Adjust, Increase Budgets
While your business may be faced with budget crunches, it’s imperative to continue to invest in marketing. In fact, it may benefit your business to increase your budget for some portions of your marketing plan. As your competitors make a quick reaction and pull their marketing dollars, seize their portion of the market share.
If your competitors are hitting the pause button, you have an opportunity to gain awareness and break through.
“If your competitors are hitting the pause button, you have an opportunity to gain awareness and break through,” said Ron Maahs, CEO. “Staying appropriately visible will give you an opportunity to raise the level of your brand.”
Both digital and long-standing media platforms are less cluttered right now. Since March, the amount of advertising produced by the travel, retail and telecommunications industries decreased by 60, 21 and 17 percent, respectively. Additionally, social media titans are predicting annual revenue declines since advertisers pulled campaigns in the earlier half of the year. It’s a great time to increase your social media spend.
“There’s no minimum to get started on any social advertising platform. It’s a great fit for small and large budgets alike,” said Kramer McLuckie, digital communications manager. “It’s a nimble way to publish your operational updates, target specific demographics and adjust your advertising campaigns as frequently as needed.”

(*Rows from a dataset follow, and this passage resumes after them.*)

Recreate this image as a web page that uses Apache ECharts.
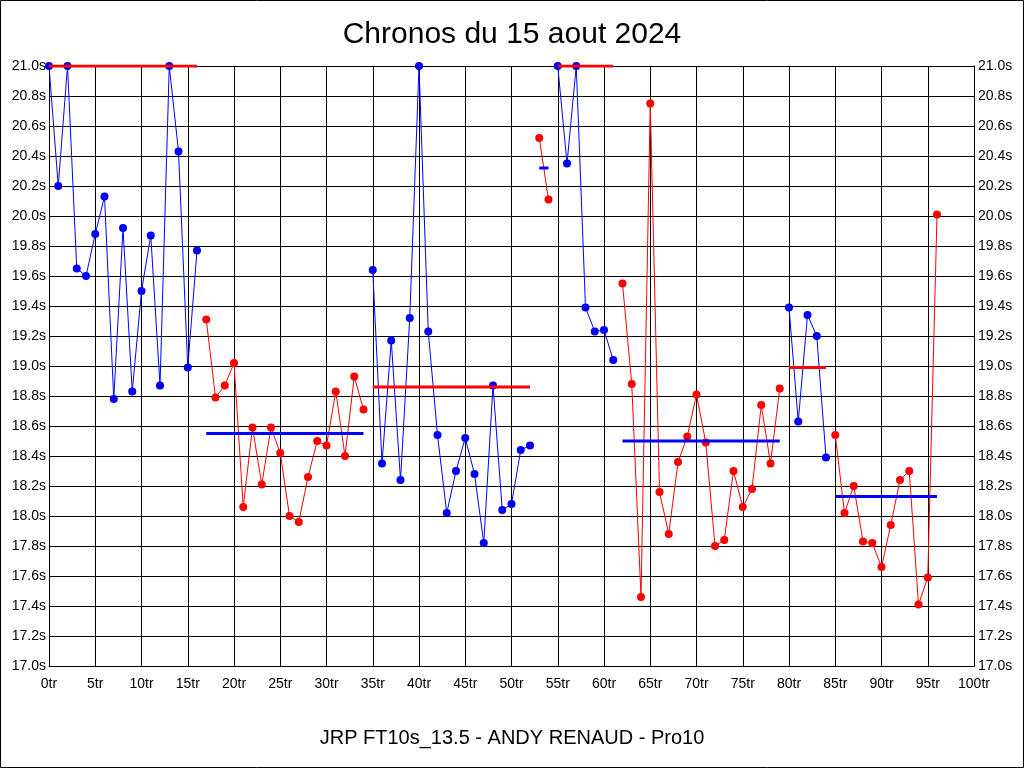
<!DOCTYPE html>
<html><head><meta charset="utf-8">
<script src="https://cdn.jsdelivr.net/npm/echarts@6/dist/echarts.min.js"></script>
<style>html,body{margin:0;padding:0;background:#fff}#c{width:1024px;height:768px}</style>
</head><body><div id="c"></div>
<script>
// Lap times per stint (seconds), first lap index of each stint
const stintStarts = [0, 17, 35, 53, 55, 62, 80, 85];
const stintColors = ['blue', 'red', 'blue', 'red', 'blue', 'red', 'blue', 'red'];
const stint1 = [21.0, 20.2, 21.0, 19.65, 19.6, 19.88, 20.13, 18.78, 19.92, 18.83, 19.5, 19.87, 18.87, 21.0, 20.43, 18.99, 19.77];
const stint2 = [19.31, 18.79, 18.87, 19.02, 18.06, 18.59, 18.21, 18.59, 18.42, 18.0, 17.96, 18.26, 18.5, 18.47, 18.83, 18.4, 18.93, 18.71];
const stint3 = [19.64, 18.35, 19.17, 18.24, 19.32, 21.0, 19.23, 18.54, 18.02, 18.3, 18.52, 18.28, 17.82, 18.87, 18.04, 18.08, 18.44, 18.47];
const stint4 = [20.52, 20.11];
const stint5 = [21.0, 20.35, 21.0, 19.39, 19.23, 19.24, 19.04];
const stint6 = [19.55, 18.88, 17.46, 20.75, 18.16, 17.88, 18.36, 18.53, 18.81, 18.49, 17.8, 17.84, 18.3, 18.06, 18.18, 18.74, 18.35, 18.85];
const stint7 = [19.39, 18.63, 19.34, 19.2, 18.39];
const stint8 = [18.54, 18.02, 18.2, 17.83, 17.82, 17.66, 17.94, 18.24, 18.3, 17.41, 17.59, 20.01];
const stintMeans = [21.0, 18.55, 18.86, 20.32, 21.0, 18.5, 18.99, 18.13];
const xTicks = [0, 5, 10, 15, 20, 25, 30, 35, 40, 45, 50, 55, 60, 65, 70, 75, 80, 85, 90, 95, 100];
const title = 'Chronos du 15 aout 2024';
const subtitle = 'JRP FT10s_13.5 - ANDY RENAUD - Pro10';

const stints = [stint1, stint2, stint3, stint4, stint5, stint6, stint7, stint8];
const colorMap = { blue: '#0000ff', red: '#ff0000' };
const other = { blue: 'red', red: 'blue' };
const series = [];
stints.forEach((vals, i) => {
  const s = stintStarts[i];
  const col = colorMap[stintColors[i]];
  series.push({
    type: 'line', xAxisIndex: 0, yAxisIndex: 0,
    data: vals.map((v, k) => [s + k, v]),
    symbol: 'circle', symbolSize: 8, showSymbol: true,
    lineStyle: { color: col, width: 1 }, itemStyle: { color: col },
    z: 3, animation: false
  });
  series.push({
    type: 'line', xAxisIndex: 0, yAxisIndex: 0,
    data: [[s, stintMeans[i]], [s + vals.length - 1, stintMeans[i]]],
    symbol: 'none',
    lineStyle: { color: colorMap[other[stintColors[i]]], width: 3 },
    z: 4, animation: false
  });
});

const chart = echarts.init(document.getElementById('c'), null, { renderer: 'canvas' });
const lblFont = { color: '#000', fontFamily: 'Liberation Sans, Arial, sans-serif', fontSize: 14 };
chart.setOption({
  backgroundColor: '#fff',
  animation: false,
  title: [
    { text: title, left: 'center', top: 15, textStyle: { color: '#000', fontWeight: 'normal', fontFamily: 'Liberation Sans, Arial, sans-serif', fontSize: 30 } },
    { text: subtitle, left: 'center', top: 723, textStyle: { color: '#000', fontWeight: 'normal', fontFamily: 'Liberation Sans, Arial, sans-serif', fontSize: 20 } }
  ],
  graphic: [{ type: 'rect', shape: { x: 0.5, y: 0.5, width: 1023, height: 767 }, style: { fill: 'none', stroke: '#000', lineWidth: 1 }, silent: true }],
  grid: { left: 49, right: 50, top: 66, bottom: 102, containLabel: false },
  xAxis: {
    type: 'value', min: 0, max: 100, interval: 5,
    axisLine: { show: true, lineStyle: { color: '#000', width: 1 } },
    axisTick: { show: false },
    splitLine: { show: true, lineStyle: { color: '#000', width: 1 } },
    axisLabel: Object.assign({ margin: 11, formatter: v => xTicks.includes(v) ? v + 'tr' : '' }, lblFont)
  },
  yAxis: [
    {
      type: 'value', min: 17, max: 21, interval: 0.2, position: 'left',
      axisLine: { show: true, lineStyle: { color: '#000', width: 1 } },
      axisTick: { show: false },
      splitLine: { show: true, lineStyle: { color: '#000', width: 1 } },
      axisLabel: Object.assign({ margin: 3, formatter: v => v.toFixed(1) + 's' }, lblFont)
    },
    {
      type: 'value', min: 17, max: 21, interval: 0.2, position: 'right',
      axisLine: { show: true, lineStyle: { color: '#000', width: 1 } },
      axisTick: { show: false },
      splitLine: { show: false },
      axisLabel: Object.assign({ margin: 4, formatter: v => v.toFixed(1) + 's' }, lblFont)
    }
  ],
  series: series
});
</script></body></html>
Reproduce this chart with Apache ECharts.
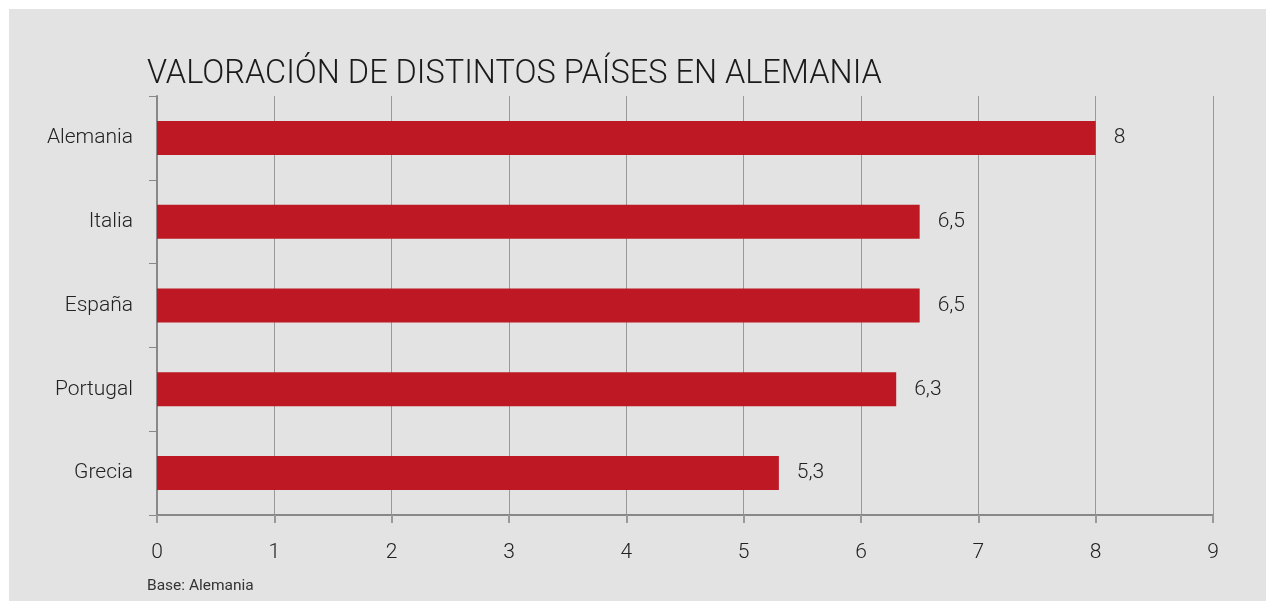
<!DOCTYPE html>
<html lang="es">
<head>
    <meta charset="UTF-8">
    <title>Valoración de distintos países en Alemania</title>
    <script src="https://cdn.jsdelivr.net/npm/echarts/dist/echarts.min.js"></script>
    <style>
        body {
            margin: 0;
            background: #ffffff;
        }
        #chart {
            position: absolute;
            left: 9px;
            top: 9px;
            width: 1257px;
            height: 592px;
        }
    </style>
</head>
<body>
    <div id="chart"></div>

    <script>
        // datos
        const paises = ['Alemania', 'Italia', 'España', 'Portugal', 'Grecia'];
        const valores = [8, 6.5, 6.5, 6.3, 5.3];
        const titulo = 'VALORACIÓN DE DISTINTOS PAÍSES EN ALEMANIA';
        const nota = 'Base: Alemania';

        const myChart = echarts.init(document.getElementById('chart'));

        const option = {
            backgroundColor: '#e3e3e3',
            animation: false,
            textStyle: { fontFamily: 'Roboto' },
            title: [{
                text: titulo,
                left: 138,
                top: 49,
                padding: 0,
                textStyle: { fontSize: 32.5, fontWeight: 300, color: '#1a1a1a' }
            }, {
                text: nota,
                left: 138,
                top: 569,
                padding: 0,
                textStyle: { fontSize: 15.5, fontWeight: 400, color: '#333' }
            }],
            grid: {
                left: 148,
                right: 53,
                top: 87,
                bottom: 86,
                containLabel: false
            },
            xAxis: {
                type: 'value',
                min: 0,
                max: 9,
                interval: 1,
                axisLine: { show: true, lineStyle: { color: '#888', width: 2 } },
                axisTick: { show: true, length: 8, lineStyle: { color: '#999', width: 2 } },
                axisLabel: { margin: 27, fontSize: 21, fontWeight: 300, color: '#222' },
                splitLine: { show: true, lineStyle: { color: '#999', width: 1 } }
            },
            yAxis: {
                type: 'category',
                data: paises,
                inverse: true,
                axisLine: { show: true, lineStyle: { color: '#888', width: 2 } },
                axisTick: { show: true, length: 8, lineStyle: { color: '#888', width: 1 } },
                axisLabel: { margin: 24, fontSize: 21, fontWeight: 300, color: '#222', padding: [6, 0, 0, 0] }
            },
            series: [{
                type: 'bar',
                data: valores,
                barWidth: 34,
                itemStyle: { color: '#bd1823' },
                label: {
                    show: true,
                    position: 'right',
                    distance: 18,
                    fontSize: 21,
                    fontWeight: 300,
                    color: '#222',
                    padding: [6, 0, 0, 0],
                    formatter: p => String(p.value).replace('.', ',')
                }
            }]
        };

        myChart.setOption(option);
    </script>
</body>
</html>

Travis said brands seeing success aren’t afraid to keep advertising and boost spending to reach their audiences. Embracing an authentic, relatable tone shows customers that their products and services have adjusted along with consumers’ lives. With less clutter on media platforms and a continued need for products and services, advertisers can retain customers and potentially grow a new loyal audience base.
“It still doesn’t make sense for some industries to be advertising much, like the travel industry. We’re urging brands to increase advertising on their chosen platforms as the holidays approach, cold weather sets in and people will continue consuming content,” Travis said.
To continue doing business, you need to let people know that you’re there for them.